5. Tell Me What We’re Gonna Do Now
She might have a taste for old-school soul, but Stone has always had as much of an ear for current music trends as for old ones. In 2007, she teamed up with US rapper Common for the crisp, contemporary R&B number, Tell Me What We’re Gonna Do Now. It didn’t perform too well in the UK, where it became her first single not to crack the top 75, but it did better internationally, reaching number four in Turkey and number 23 in the Netherlands. In the US, it became her second single to reach the Hot R&B/Hip-Hop Songs chart, peaking at number 64.
4. Right to Be Wrong
Up next is the smoldering, soulful Right to Be Wrong, a song designed for late nights and smoky cocktail lounges. Taken as the second single from Stone’s second studio album, Mind, Body and Soul, in November 2004, it became a hit in the UK, charting for six weeks on the singles chart and peaking at number 29. The following year, it got a folky reimagining when Stone performed it on the TV series “American Dreams.”
3. Super Duper Love
In 1975, Willie “Sugar Billy” Garner wrote and recorded Super Duper Love for his album of the same name.

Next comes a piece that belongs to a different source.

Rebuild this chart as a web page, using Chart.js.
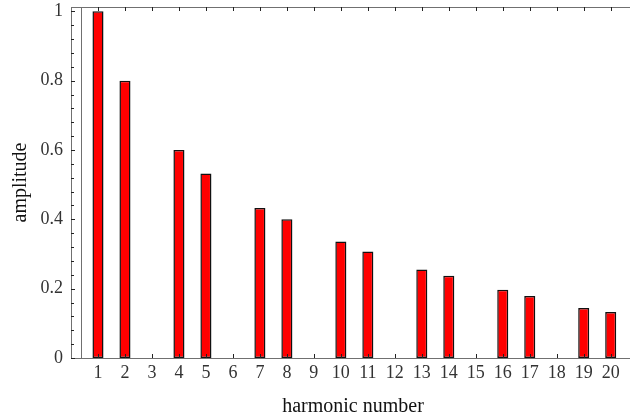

Despite featuring snippets of Aretha’s Franklin’s1968 version of Groovin’ by the Young Rascals, the song went largely unnoticed. 30 years later, Stone came along and gave it a modern makeover for her debut album, The Soul Sessions. Funky, energetic, and blessed with an exuberant performance from Stone, the song charted at number 18 on the UK Singles Chart and cracked the top ten of the R&B charts.
2. Fell in Love With a Boy
Tackling a White Stripes song is either a brave or a foolish move, depending on how you look at it… especially if the song you chose to cover is as iconic as Fell in Love With a Boy. Stone didn’t just tackle it, she mastered it, turning it from a stripped-back, lean rock song into a groovy, funky, hip shaker. It’s got as much in common with the original as chalk has to cheese, but that’s half the joy. Released as the lead single from her debut album, The Soul Sessions, it reached number 18 in the UK and charted in the top 40 in New Zealand and Italy.
1. You Had Me
In at number one on our list of the ten best Joss Stone songs of all time is You Had Me. A soulful, rousing affair that combines nods to old school soul with crisp production, it exemplifies exactly why Stone became such a big star in the 2000s. Released as a single from the album Mind, Body & Soul in September 2004, it became Stone’s highest-charting single to date, peaking at number nine in the UK charts. It also managed to snag a Grammy nomination for Best Female Pop Vocal Performance.